UI Browser and Accessibility
PreFab Software has unmatched experience controlling the GUI via scripts, releasing PreFab Player in 1994 with continued sales and support today for Mac OS 9 and earlier. Now, PreFab brings its expertise to you on Mac OS X with UI Browser, a utility to support Apple's GUI Scripting technology.
Apple released Mac OS X 10.3 Panther in October 2003, including by default full support for GUI Scripting. GUI Scripting is a technology for Mac OS X having many similarities to PreFab Player. It allows you to manipulate any Macintosh application by writing simple AppleScript scripts to control its menus, buttons and other user controls, even if the target application is not scriptable. For more information about GUI Scripting, visit Apple's
GUI Scripting Web site.
Formerly, in Mac OS X 10.2.3 Jaguar and newer, GUI Scripting was only available to users who specially downloaded and installed a beta version made available by Apple for public testing. Because GUI Scripting is now automatically installed by default on all Macintosh computers running Mac OS X 10.3 Panther or newer, you can distribute your scripts for use "out of the box."

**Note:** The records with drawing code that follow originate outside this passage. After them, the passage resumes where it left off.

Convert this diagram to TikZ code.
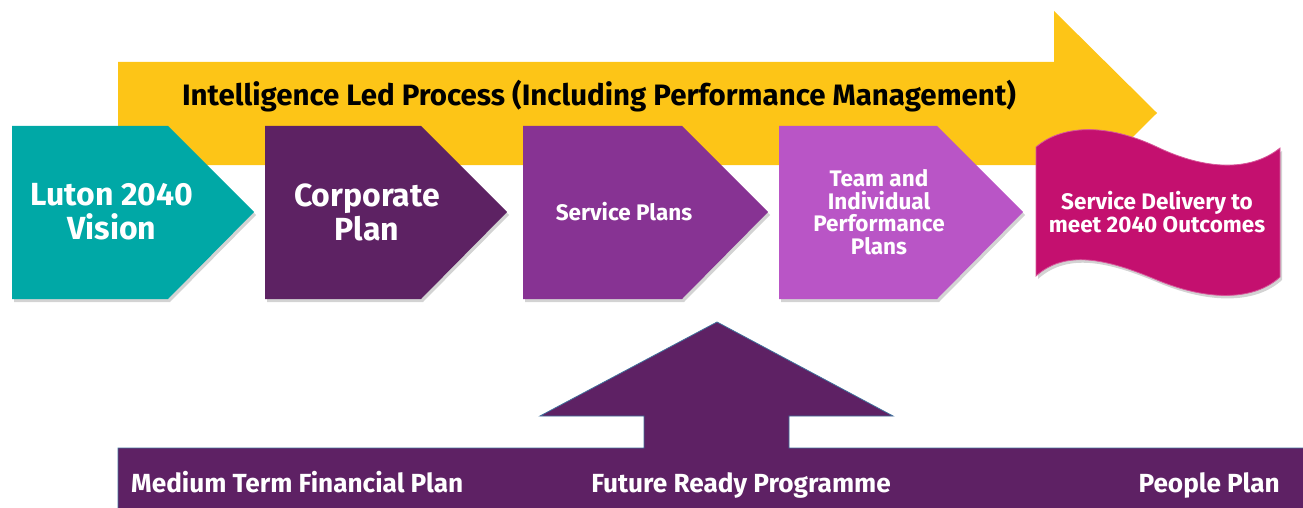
\documentclass[tikz,border=0pt]{standalone}
\usepackage{fontspec}
\setmainfont{Fira Sans}
\usetikzlibrary{positioning, shadows}

\definecolor{goldbar}{HTML}{FDC517}
\definecolor{visionteal}{HTML}{00A8A6}
\definecolor{corpplum}{HTML}{5D2263}
\definecolor{servpurple}{HTML}{873393}
\definecolor{teamorchid}{HTML}{B955C6}
\definecolor{delivmagenta}{HTML}{C4106F}
\definecolor{baseplum}{HTML}{5E2164}
\definecolor{edgeblue}{HTML}{41719C}

\begin{document}
\begin{tikzpicture}[x=1pt, y=-1pt,
	stageshape/.style={
		drop shadow={opacity=0.35, shadow xshift=2pt, shadow yshift=-3pt},
		line width=0.8pt
	},
	bigtext/.style={
		text=white, align=center,
		font=\bfseries\fontsize{32}{34}\selectfont
	},
	smalltext/.style={
		text=white, align=center,
		font=\bfseries\fontsize{22.5}{22.5}\selectfont
	},
	bandtext/.style={
		text=white, inner sep=0pt,
		font=\bfseries\fontsize{26.2}{30}\selectfont
	},
	]
	\useasboundingbox (0,0) rectangle (1303,508);

	%process arrow
	\fill[goldbar] (118,62) -- (1054,62) -- (1054,11) -- (1157,113)
		-- (1054,215) -- (1054,165) -- (118,165) -- cycle;
	\node[anchor=base, inner sep=0pt, font=\bfseries\fontsize{29.5}{30}\selectfont] (process) at (599,106)
		{Intelligence Led Process (Including Performance Management)};

	%stages
	\fill[visionteal, stageshape] (12,126) -- (168,126) -- (254,212) -- (168,299) -- (12,299) -- cycle;
	\node[bigtext] (vision) at (112,212) {Luton 2040\\Vision};

	\fill[corpplum, stageshape] (265,126) -- (421,126) -- (507,212) -- (421,299) -- (265,299) -- cycle;
	\node[bigtext] (corporate) at (367,212) {Corporate\\Plan};

	\fill[servpurple, stageshape] (523,126) -- (682,126) -- (768,212) -- (682,299) -- (523,299) -- cycle;
	\node[smalltext] (service) at (624,212) {Service Plans};

	\fill[teamorchid, stageshape] (779,126) -- (937,126) -- (1023,212) -- (937,299) -- (779,299) -- cycle;
	\node[smalltext] (team) at (879,212) {Team and\\Individual\\Performance\\Plans};

	%outcome banner
	\filldraw[delivmagenta, draw=delivmagenta!70!white, stageshape]
		(1036,147) .. controls (1058,128) and (1100,120) .. (1157,147)
		.. controls (1205,170) and (1250,172) .. (1280,148)
		-- (1280,277) .. controls (1255,300) and (1210,302) .. (1157,280)
		.. controls (1105,258) and (1065,250) .. (1036,276) -- cycle;
	\node[smalltext] (delivery) at (1157,212) {Service Delivery to\\meet 2040 Outcomes};

	%enabling programmes
	\filldraw[baseplum, draw=edgeblue, line width=0.8pt]
		(118,510) -- (118,448) -- (644,448) -- (644,416) -- (540,416) -- (717,322)
		-- (893,416) -- (789,416) -- (789,448) -- (1305,448) -- (1305,510) -- cycle;
	\node[bandtext, anchor=base west] (finance) at (131,492) {Medium Term Financial Plan};
	\node[bandtext, anchor=base] (future) at (741,492) {Future Ready Programme};
	\node[bandtext, anchor=base east] (people) at (1280,492) {People Plan};
\end{tikzpicture}
\end{document}
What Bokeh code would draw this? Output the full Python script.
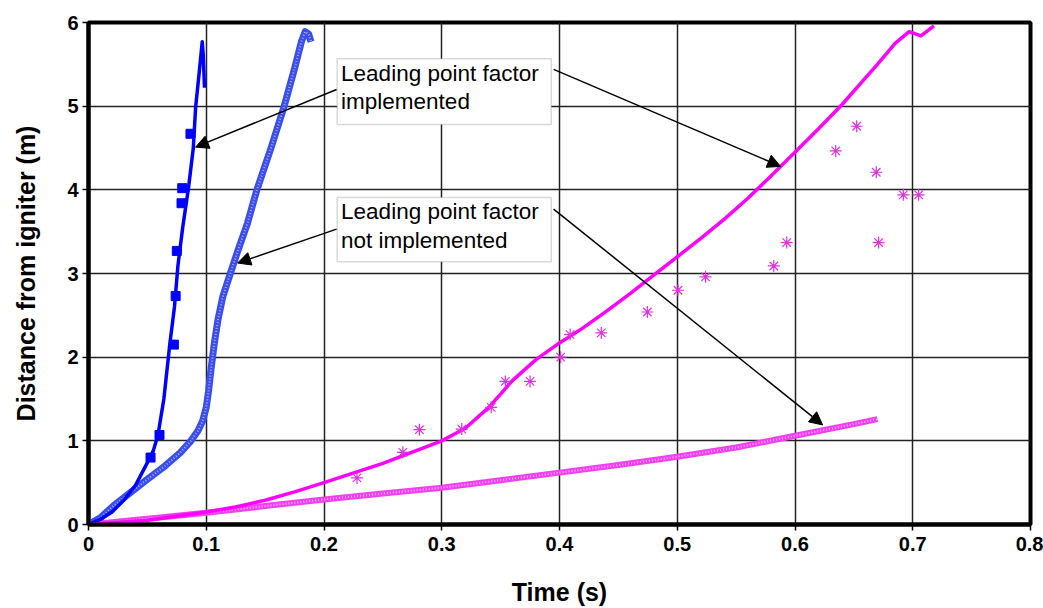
from bokeh.plotting import figure
from bokeh.models import (Arrow, NormalHead, Label, BoxAnnotation, FixedTicker,
                          CustomJSTickFormatter, Range1d)
from bokeh.embed import file_html
from bokeh.resources import INLINE

# ---------------- data ----------------
# Blue: leading point factor implemented (model line) + experiment squares
blue_impl_t = [0, 0.01, 0.02, 0.03, 0.04, 0.05, 0.055, 0.059, 0.064, 0.069, 0.073, 0.076,
               0.08, 0.085, 0.089, 0.091, 0.094, 0.0966, 0.0975, 0.0985]
blue_impl_y = [0, 0.06, 0.15, 0.29, 0.47, 0.74, 0.88, 1.07, 1.5, 2.15, 2.6, 3.1,
               3.55, 4.03, 4.5, 4.99, 5.4, 5.77, 5.6, 5.22]
blue_exp_t = [0.0527, 0.0603, 0.0725, 0.074, 0.075, 0.079, 0.0796, 0.0866]
blue_exp_y = [0.80, 1.07, 2.15, 2.73, 3.27, 3.84, 4.02, 4.67]
# Blue: leading point factor not implemented
blue_noimpl_t = [0, 0.01, 0.021, 0.03, 0.05, 0.065, 0.078, 0.087, 0.093, 0.097, 0.1, 0.102,
                 0.104, 0.107, 0.11, 0.114, 0.12, 0.127, 0.135, 0.143, 0.155, 0.166,
                 0.175, 0.181, 0.184, 0.187, 0.189]
blue_noimpl_y = [0, 0.08, 0.22, 0.32, 0.54, 0.70, 0.86, 1.0, 1.12, 1.24, 1.4, 1.6,
                 1.85, 2.18, 2.45, 2.72, 2.98, 3.28, 3.6, 4.0, 4.5, 4.99,
                 5.45, 5.78, 5.89, 5.86, 5.77]
# Magenta: leading point factor implemented + experiment asterisks
mag_impl_t = [0, 0.05, 0.1, 0.125, 0.15, 0.175, 0.2, 0.25, 0.3, 0.32, 0.34, 0.36, 0.38, 0.4,
              0.42, 0.44, 0.46, 0.48, 0.5, 0.52, 0.54, 0.56, 0.58, 0.6, 0.62, 0.64, 0.655,
              0.67, 0.685, 0.697, 0.707, 0.718]
mag_impl_y = [0, 0.05, 0.15, 0.21, 0.29, 0.39, 0.5, 0.73, 1.0, 1.15, 1.4, 1.72, 1.97, 2.17,
              2.35, 2.55, 2.76, 2.98, 3.2, 3.42, 3.65, 3.9, 4.17, 4.45, 4.73, 5.02, 5.26,
              5.5, 5.75, 5.89, 5.84, 5.96]
mag_exp_t = [0.228, 0.267, 0.281, 0.317, 0.342, 0.354, 0.375, 0.401, 0.409, 0.4355, 0.4746,
             0.5006, 0.524, 0.582, 0.593, 0.6346, 0.6524, 0.669, 0.671, 0.692, 0.705]
mag_exp_y = [0.557, 0.863, 1.133, 1.14, 1.40, 1.71, 1.71, 2.00, 2.27, 2.29, 2.54,
             2.80, 2.96, 3.09, 3.37, 4.465, 4.76, 4.21, 3.37, 3.94, 3.94]
# Magenta: leading point factor not implemented
mag_noimpl_t = [0, 0.05, 0.1, 0.15, 0.2, 0.25, 0.3, 0.35, 0.4, 0.45, 0.5, 0.55, 0.6, 0.65, 0.67]
mag_noimpl_y = [0, 0.07, 0.14, 0.22, 0.30, 0.37, 0.44, 0.53, 0.62, 0.71, 0.81, 0.92, 1.06, 1.2, 1.26]

x_ticks = [0, 0.1, 0.2, 0.3, 0.4, 0.5, 0.6, 0.7, 0.8]
y_ticks = [0, 1, 2, 3, 4, 5, 6]

FONT = "Liberation Sans"
BLUE = "#0000ff"
MAG = "#ff00ff"

p = figure(width=1043, height=608, output_backend="svg", toolbar_location=None,
           x_range=Range1d(0, 0.8), y_range=Range1d(0, 6),
           min_border_left=88, min_border_right=13, min_border_top=22, min_border_bottom=83)
p.background_fill_color = "white"
p.border_fill_color = "white"
p.outline_line_color = "black"
p.outline_line_width = 4

# axes
p.xaxis.ticker = FixedTicker(ticks=x_ticks)
p.yaxis.ticker = FixedTicker(ticks=y_ticks)
p.xaxis.formatter = CustomJSTickFormatter(code="return tick == 0 ? '0' : tick.toFixed(1);")
p.yaxis.formatter = CustomJSTickFormatter(code="return tick.toFixed(0);")
for ax in (p.xaxis, p.yaxis):
    ax.axis_line_width = 4
    ax.axis_line_color = "black"
    ax.major_tick_out = 6
    ax.major_tick_in = 0
    ax.major_tick_line_width = 1.5
    ax.major_tick_line_color = "black"
    ax.minor_tick_line_color = None
    ax.major_label_text_font = FONT
    ax.major_label_text_font_style = "bold"
    ax.major_label_text_font_size = "20px"
    ax.major_label_text_color = "black"
    ax.axis_label_text_font = FONT
    ax.axis_label_text_font_style = "bold"
    ax.axis_label_text_color = "black"
    ax.major_label_standoff = 6
p.yaxis.major_label_standoff = 4
p.xaxis.axis_label = "Time (s)"
p.xaxis.axis_label_text_font_size = "25px"
p.xaxis.axis_label_standoff = 24
p.yaxis.axis_label = "Distance from igniter (m)"
p.yaxis.axis_label_text_font_size = "25px"
p.yaxis.axis_label_standoff = 24

p.xgrid.ticker = FixedTicker(ticks=x_ticks)
p.ygrid.ticker = FixedTicker(ticks=y_ticks)
for g in (p.xgrid, p.ygrid):
    g.grid_line_color = "#222222"
    g.grid_line_width = 1.5

# hatched (not implemented) lines
p.line(blue_noimpl_t, blue_noimpl_y, line_color="#3a4ef0", line_width=7, line_join="round")
p.line(blue_noimpl_t, blue_noimpl_y, line_color="#c8ccff", line_width=2, line_dash="1 2", line_alpha=0.8)
p.line(mag_noimpl_t, mag_noimpl_y, line_color="#f040f0", line_width=6, line_join="round")
p.line(mag_noimpl_t, mag_noimpl_y, line_color="#ffc8ff", line_width=2, line_dash="1 2", line_alpha=0.8)

# implemented lines
p.line(blue_impl_t, blue_impl_y, line_color=BLUE, line_width=3.5, line_join="round")
p.line(mag_impl_t, mag_impl_y, line_color=MAG, line_width=3.5, line_join="round")

# experiments
p.scatter(blue_exp_t, blue_exp_y, marker="square", size=9, fill_color=BLUE, line_color=BLUE)
p.scatter(mag_exp_t, mag_exp_y, marker="asterisk", size=12, line_color="#e030e0", line_width=1.2)

# annotation boxes
for (b, t) in [(4.78, 5.567), (3.141, 3.909)]:
    p.add_layout(BoxAnnotation(left=0.2112, right=0.393, bottom=b, top=t,
                               fill_color="white", fill_alpha=1.0,
                               line_color="#808080", line_width=1.5))
for (txt, y) in [("Leading point factor", 5.392), ("implemented", 5.058),
                 ("Leading point factor", 3.737), ("not implemented", 3.40)]:
    p.add_layout(Label(x=0.2145, y=y, text=txt, text_font=FONT, text_font_size="22.5px",
                       text_baseline="middle", text_align="left", text_color="black"))

# arrows
for (x0, y0, x1, y1) in [(0.2107, 5.20, 0.0909, 4.51), (0.2107, 3.53, 0.1266, 3.125),
                         (0.395, 5.44, 0.5878, 4.28), (0.395, 3.77, 0.6235, 1.19)]:
    p.add_layout(Arrow(x_start=x0, y_start=y0, x_end=x1, y_end=y1, line_width=1.5,
                       line_color="black",
                       end=NormalHead(size=13, fill_color="black", line_color="black")))

open("out.html", "w").write(file_html(p, INLINE))
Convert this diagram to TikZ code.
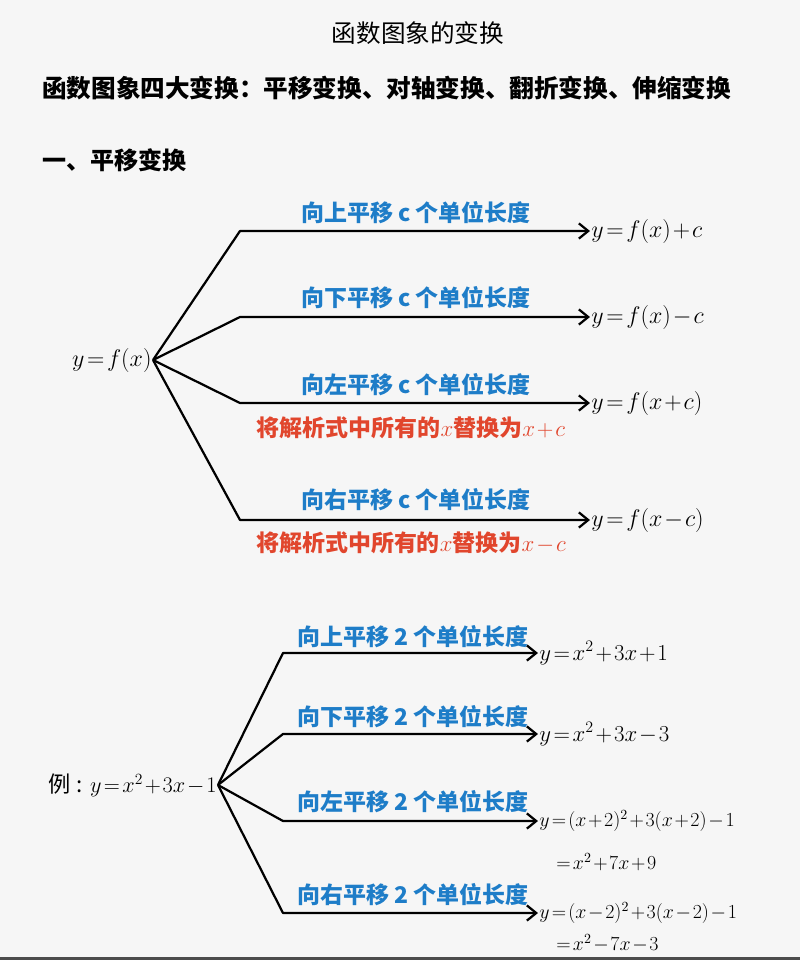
\documentclass[tikz,border=0pt]{standalone}
\usepackage{fix-cm}
\usepackage{fontspec}
\newfontfamily\cjk{Noto Sans CJK SC}
\usetikzlibrary{arrows.meta}
\definecolor{shiftblue}{RGB}{30,125,200}
\definecolor{hintred}{RGB}{225,70,45}
\definecolor{paper}{RGB}{246,246,246}
\thickmuskip=2mu plus 1mu
\medmuskip=1.5mu
\tikzset{
  branch/.style={line width=1.9pt, line join=round,
    -{Straight Barb[length=8pt, width=13pt, line width=1.9pt]}},
  result/.style={anchor=west, inner sep=1pt, font=\fontsize{20.5}{24}\selectfont},
  smallresult/.style={anchor=west, inner sep=1pt, font=\fontsize{17}{20}\selectfont},
  shiftlabel/.style={text=shiftblue, font=\cjk\bfseries\fontsize{19.6}{22}\selectfont},
  hintlabel/.style={text=hintred, font=\cjk\bfseries\fontsize{19.6}{22}\selectfont},
}
\begin{document}
\begin{tikzpicture}[x=0.03cm, y=-0.03cm]
        \fill[paper] (0,0) rectangle (800,960);
        \useasboundingbox (0,0) rectangle (800,960);
        \fill[black!70] (0,957) rectangle (800,960);
        % headings
        \node (title) at (418,33) {\cjk\fontsize{21}{24}\selectfont 函数图象的变换};
        \node[anchor=west, inner sep=0pt] (head) at (42,88)
            {\cjk\bfseries\fontsize{21}{24}\selectfont 函数图象四大变换：平移变换、对轴变换、翻折变换、伸缩变换};
        \node[anchor=west, inner sep=0pt] (sec) at (42,160)
            {\cjk\bfseries\fontsize{20.5}{24}\selectfont 一、平移变换};
        % general shift
        \node[anchor=east, inner sep=1pt, font=\fontsize{20.5}{24}\selectfont] (f0) at (153,360) {$y=f(x)$};
        \coordinate (b1) at (240,231);
        \coordinate (b2) at (240,317);
        \coordinate (b3) at (240,403);
        \coordinate (b4) at (240,520);
        \node[result] (r1) at (590,231) {$y=f(x)+c$};
        \node[result] (r2) at (590,317) {$y=f(x)-c$};
        \node[result] (r3) at (590,403) {$y=f(x+c)$};
        \node[result] (r4) at (590,520) {$y=f(x-c)$};
        \draw[branch] (f0.east) -- (b1) -- (r1.west);
        \draw[branch] (f0.east) -- (b2) -- (r2.west);
        \draw[branch] (f0.east) -- (b3) -- (r3.west);
        \draw[branch] (f0.east) -- (b4) -- (r4.west);
        \node[shiftlabel] (l1) at (416,213) {向上平移 c 个单位长度};
        \node[shiftlabel] (l2) at (416,298) {向下平移 c 个单位长度};
        \node[shiftlabel] (l3) at (416,385) {向左平移 c 个单位长度};
        \node[shiftlabel] (l4) at (416,500) {向右平移 c 个单位长度};
        \node[hintlabel] (h3) at (411,428) {将解析式中所有的$x$替换为$x+c$};
        \node[hintlabel] (h4) at (411,543) {将解析式中所有的$x$替换为$x-c$};
        % example
        \node[anchor=east, inner sep=1pt, font=\fontsize{19}{22}\selectfont] (e0) at (218,785)
            {\cjk 例\hspace{5pt}:\hspace{6pt}$y=x^2+3x-1$};
        \coordinate (b5) at (283,653);
        \coordinate (b6) at (283,734);
        \coordinate (b7) at (283,821);
        \coordinate (b8) at (283,913);
        \node[smallresult, font=\fontsize{19.5}{22}\selectfont] (r5) at (538,653) {$y=x^2+3x+1$};
        \node[smallresult, font=\fontsize{19.5}{22}\selectfont] (r6) at (538,734) {$y=x^2+3x-3$};
        \node[smallresult] (r7) at (538,821) {$y=(x+2)^2+3(x+2)-1$};
        \node[smallresult] (r8) at (538,913) {$y=(x-2)^2+3(x-2)-1$};
        \node[smallresult] (s7) at (555,862) {$=x^2+7x+9$};
        \node[smallresult] (s8) at (555,943) {$=x^2-7x-3$};
        \draw[branch] (e0.east) -- (b5) -- (r5.west);
        \draw[branch] (e0.east) -- (b6) -- (r6.west);
        \draw[branch] (e0.east) -- (b7) -- (r7.west);
        \draw[branch] (e0.east) -- (b8) -- (r8.west);
        \node[shiftlabel] (l5) at (413,637) {向上平移 2 个单位长度};
        \node[shiftlabel] (l6) at (413,717) {向下平移 2 个单位长度};
        \node[shiftlabel] (l7) at (413,802) {向左平移 2 个单位长度};
        \node[shiftlabel] (l8) at (413,895) {向右平移 2 个单位长度};
\end{tikzpicture}
\end{document}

GUI Scripting brings Apple's Accessibility technology to every scripter, enabling you to explore and manipulate the user interface of almost all Mac OS X applications running on your computer. It doesn't matter whether they were written for the Carbon environment or the Cocoa environment, or whether they were written in C, C++ or Objective-C—if they were written using one of Apple's standard programming environments, Apple has already made sure they are accessible.
PreFab UI Browser and Apple's GUI Scripting both rely on "Accessibility" technology that is designed to make the Macintosh more accessible to persons with disabilities. This technology was new to the Macintosh in Mac OS X 10.2 Jaguar, and Apple has made substantial changes in Panther and Tiger. As Apple continues to improve Accessibility in the future, UI Browser will automatically take advantage of many of these changes.
Note that custom controls in some applications may not be accessible to GUI Scripting or UI Browser until their developers release a new version that supports accessibility.